Tag Archives: Software

License Agreements

When we download software (since many computers don’t have optical drives anymore) the first thing we see is the licensing agreement, which is very long and complicated. Here’s what all that legalese boils down to:

  1. You are obliged to send us money.
  2. We have the right to keep it.
  3. We are not responsible for the software failing to work, containing malware.
  4. In fact, we are not responsible for anything.
  5. We have the right to sell your personal information to anyone.
  6. We have the right to rewrite the software so you have to buy it again.
  7. We have the right to limit the time you can use the software.
  8. If there is a dispute, you will not sue; the dispute will be settled by arbitration.
  9. We reserve the right to pick someone we like and who likes us to act as arbitrator.
  10. When you lose (and you will), you will be responsible for paying any and all expenses for said arbitration.
  11. We paid one or more lawyers a lot of money to write this agreement, so we have included that cost in the price for this product.

How much money does the software industry spend each year on lawyers? Probably more than they do on software engineers–but tha’s just a guess.

Feel free to add “whereas,” “heretofore,” “hereinafter,” etc., as many times as you like.

Geekery for Geekery’s Sake

Dated--but still a great flick

Dated–but still a great flick

We all know that computer geeks love to speak among themselves in terms that defy logic, and the understanding of those they consider “mere mortals.” They speak of “enterprise-wide solutions” when they install software for an entire company. If you have a computer problem, they “open a ticket.”

Okay, we get it. If you spoke in plain English, we’d not be nearly so impressed. But what’s the deal with software names? Why must you geeks choose names that give absolutely no clue as to what the software is supposed to do?

Microsoft Silverlight: Sounds like it should, I don’t know, decrease the mass of a heavy metal? [It deals with streaming media, graphics, etc.]

Avast: Sounds like a program for messaging pirates. [It’s an anti-malware program]

Magical Jellybean: Something to prepare for Easter or Halloween? [It displays the activation codes you entered when installing software.]

While “Word” sort-of, kind-of suggests a word processor, “Excel” does not scream “SPREADSHEET” to me.

CCleaner: Is an anomaly; it means “crap cleaner” as in getting rid of all those leftover pieces of programs you no longer need. But, as I said, it’s an anomaly.

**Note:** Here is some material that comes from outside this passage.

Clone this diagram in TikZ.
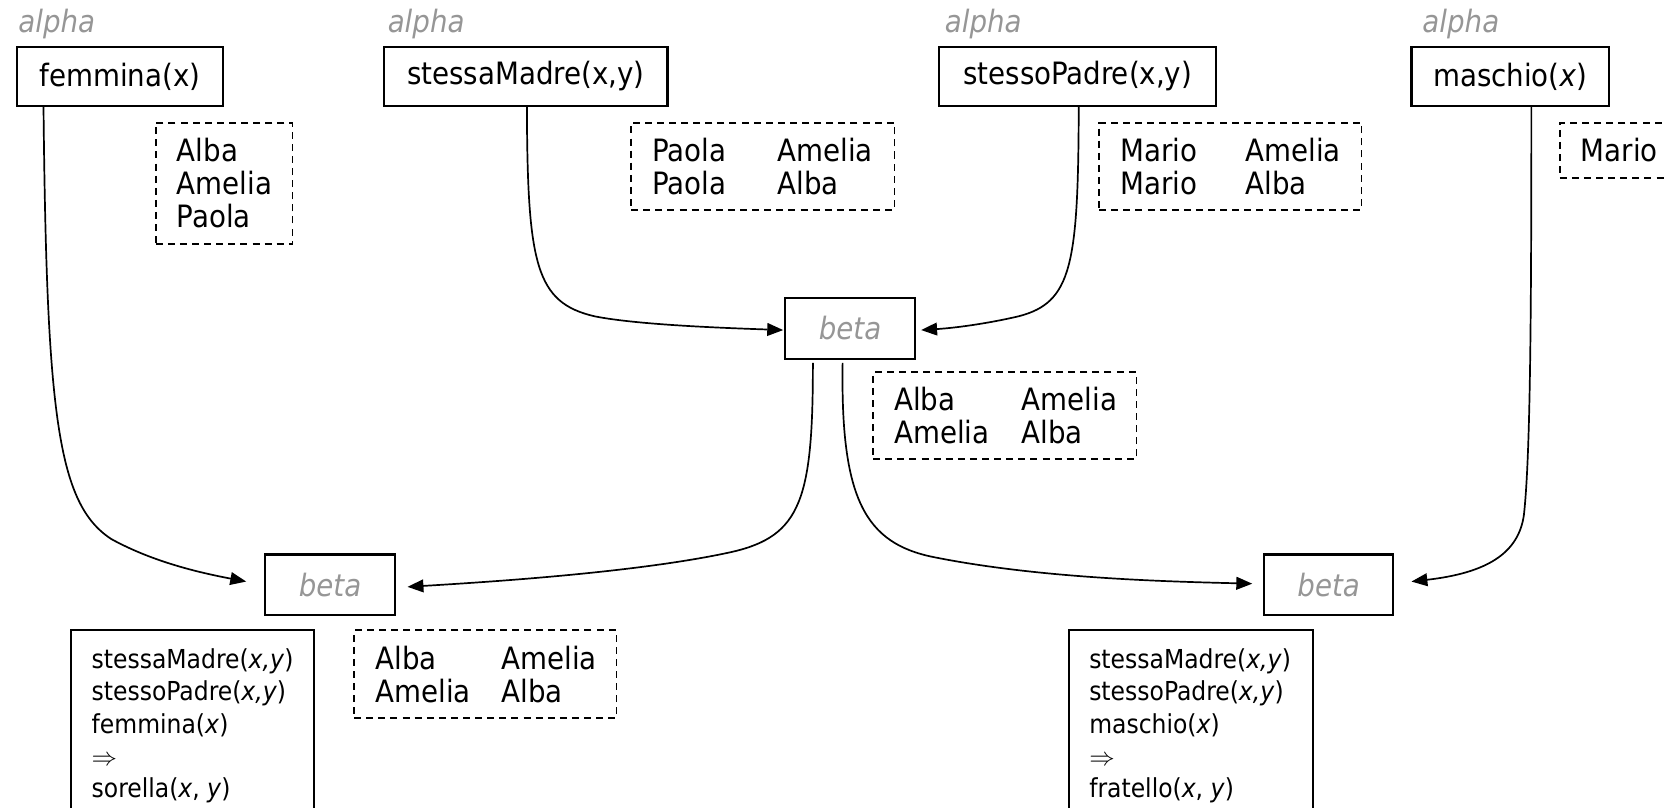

So, to all you computer geeks out there, be warned that, I’m getting ready to frambus on the esperel before re-chwising the quimbrel.

So, there!

Passwords, Activation Keys and Other Annoyances

Software companies invest time and effort into their products. They then try to sell them for the maximum price “that the market will bear.” I have no problem with profit, but when the profit is very lucrative it creates a major market for pirates, bootleggers and other ne’er-do-wells. The software industry‘s response, install special keys and filters so that copies can’t be used.

There’s a flaw in that theory.

Certain large Asian countries that do not honor our copyright laws reverse engineer our hardware, software and everything else. Hackers laugh at “your paltry little schemes!” They then share their tools and techniques freely on the internet and people happily install copied software with hacked activation codes or passwords.

In the meantime, honest people (well, even the dishonest ones) have computers crash and need to reinstall the software. This is a long and painful process even if you backup your data regularly.

It is even more painful if you can’t remember where you put the original disk with the activation code.

I upgraded the version of Windows on a computer that had come with a prior version of Windows installed. The motherboard (the main board into which everything else connects) failed, so I replaced it with the identical board from the original manufacturer.

Except that the folks at the computer company, which I won’t name, but the initials are H & P, had added one itty-bitty-tiny bit of code to the BIOS chip (the program that starts up the computer.) When I tried to reinstall the new version of Windows it wouldn’t accept that it was an upgrade because that code (called a tattoo) wasn’t there.

Customer service at Windows response – “That’s the way it goes.”

Fortunately, those who do not study the past are doomed to repeat it. The software companies are not studying history.

Remember when VCRs were new? (If you don’t, ask your parents or grandparents.) Movies on tape sold for nearly $80 a piece – thereby spawning the video rental industry. Remember Hollywood Video and Blockbuster? (If you don’t, ask your parents or grandparents.) The movie people soon realized that the people who were making the profit were the video rental stores. Their eventual response – make the price of a movie attractive enough so that people would be willing to buy their own copies.

Now people pick up movies by choice or even as an impulse purchase. I’ve even purchased a favorite, “Just in case I don’t already have it.”

The movie industry is going through another evolution as people shift from buying a movie on tape, then buying the same movie on DVD, then buying it again on Blu-ray. Now they’re streaming video through a service like NETFLIX and watching their favorites that way. It’ll be interesting to see how that develops; it’s great at home, but if you want to have a movie for the kids to watch in the car during the trip over the river and through the woods to Grandmother’s house, you need to purchase the disc.

I wonder if the software companies are studying this, or just planning on doing more of the same.

Just thought you’d want something to think about.